By improving access conditions for premium segments-such as basmati rice and processed agricultural products-the deal nudges Indian agriculture toward value rather than volume. The future of farm income growth lies less in expanding acreage of staple cereals and more in moving up the value chain: branded exports, processed foods, specialised crops and agri-based manufacturing.
This is not a call for reckless liberalisation. It is an argument for strategic repositioning. Protection of the core creates stability; selective export openings create incentive. In that sense, the deal aligns with a broader evolution in India’s trade doctrine: protect the sensitive base, engage competitively at the margins.
Reform imperative: Derisking is not complacency
To say that Indian agriculture is derisked by the agreement is not to suggest that it is without structural challenges. On the contrary, the more significant risks are internal: productivity stagnation, groundwater depletion, fragmented landholdings, inadequate storage and logistics, and insufficient value addition. Trade agreements cannot solve these problems; they can only create enabling conditions. If India continues to rely excessively on procurement-backed cereals without diversifying into oilseeds, pulses, horticulture and processing, vulnerability will persist irrespective of external trade.

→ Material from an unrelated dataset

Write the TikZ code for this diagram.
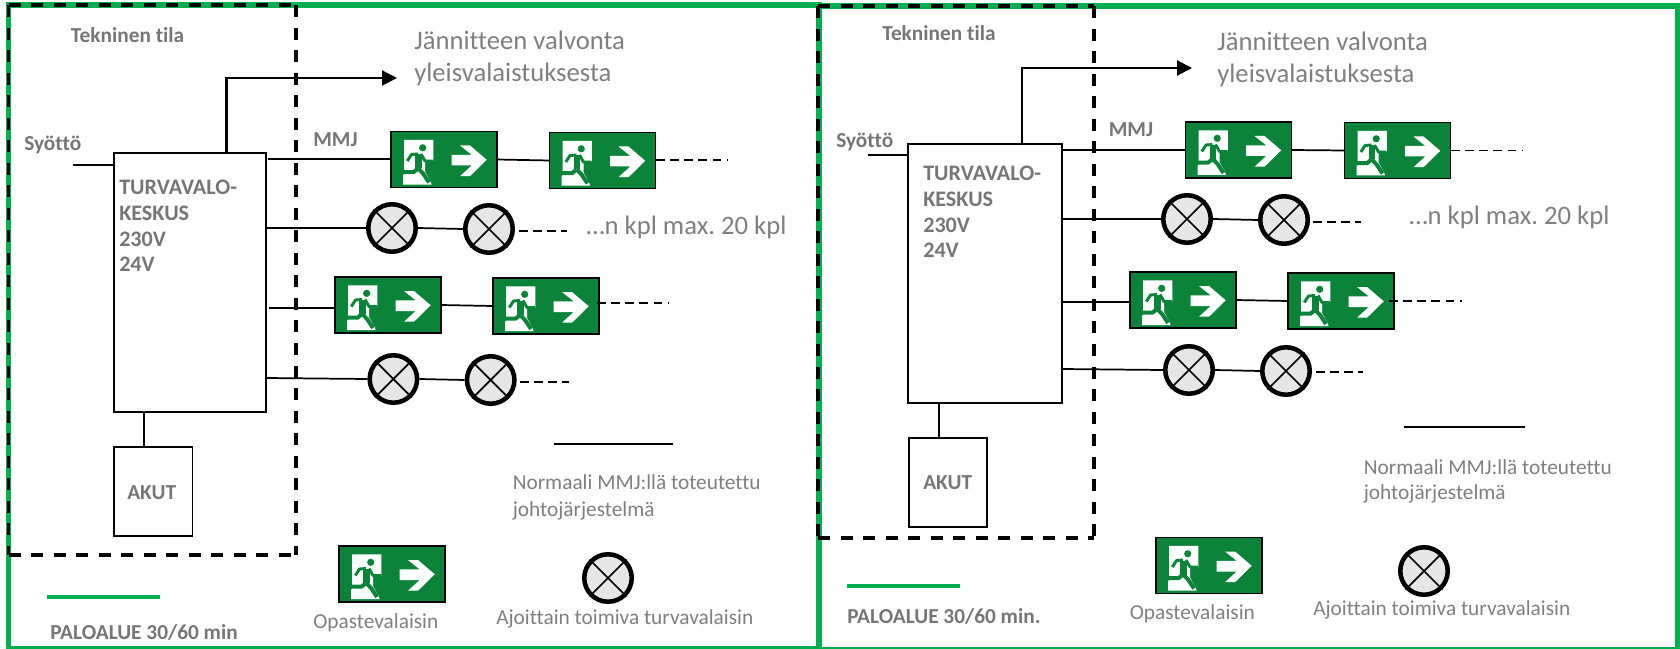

In oilseeds, for instance, India’s large import dependence reflects domestic productivity gaps rather than trade concession. Strategic import management must be complemented by technological improvement, better extension services and incentive alignment. True derisking requires competitiveness, not insulation alone. Similarly, dairy’s insulation from import competition provides stability, but long-term sustainability depends on efficiency gains, quality upgrading and export orientation in value-added segments. The agreement, therefore, should be read not as an endpoint but as a policy environment within which reform becomes both possible and necessary.
A calibrated balance
The most useful way to view the India-US trade deal is not through ideological lenses of surrender or triumph, but through the logic of balance. It attempts to reconcile three imperatives: consumer stability, producer protection and strategic engagement.
Absolute self-sufficiency across all commodities is neither feasible nor economically rational. Equally, indiscriminate liberalisation would be socially destabilising. Between these extremes lies calibrated integration. By shielding staples, managing deficits pragmatically and opening limited export avenues, the agreement reduces the probability of abrupt shocks while expanding the scope for competitive positioning. That is what derisking looks like in practice. In trade policy, perfection is elusive. What matters is whether vulnerability is amplified or moderated. On the evidence available, the India-US trade deal appears to moderate rather than magnify risk. The real challenge now lies not in defending or denouncing the agreement, but in leveraging its stability to accelerate long-delayed reforms. If India uses this moment to strengthen productivity, diversify crops, expand processing and integrate intelligently with global markets, agriculture will not merely be derisked-it will be repositioned. That, ultimately, is the deeper opportunity embedded within the agreement.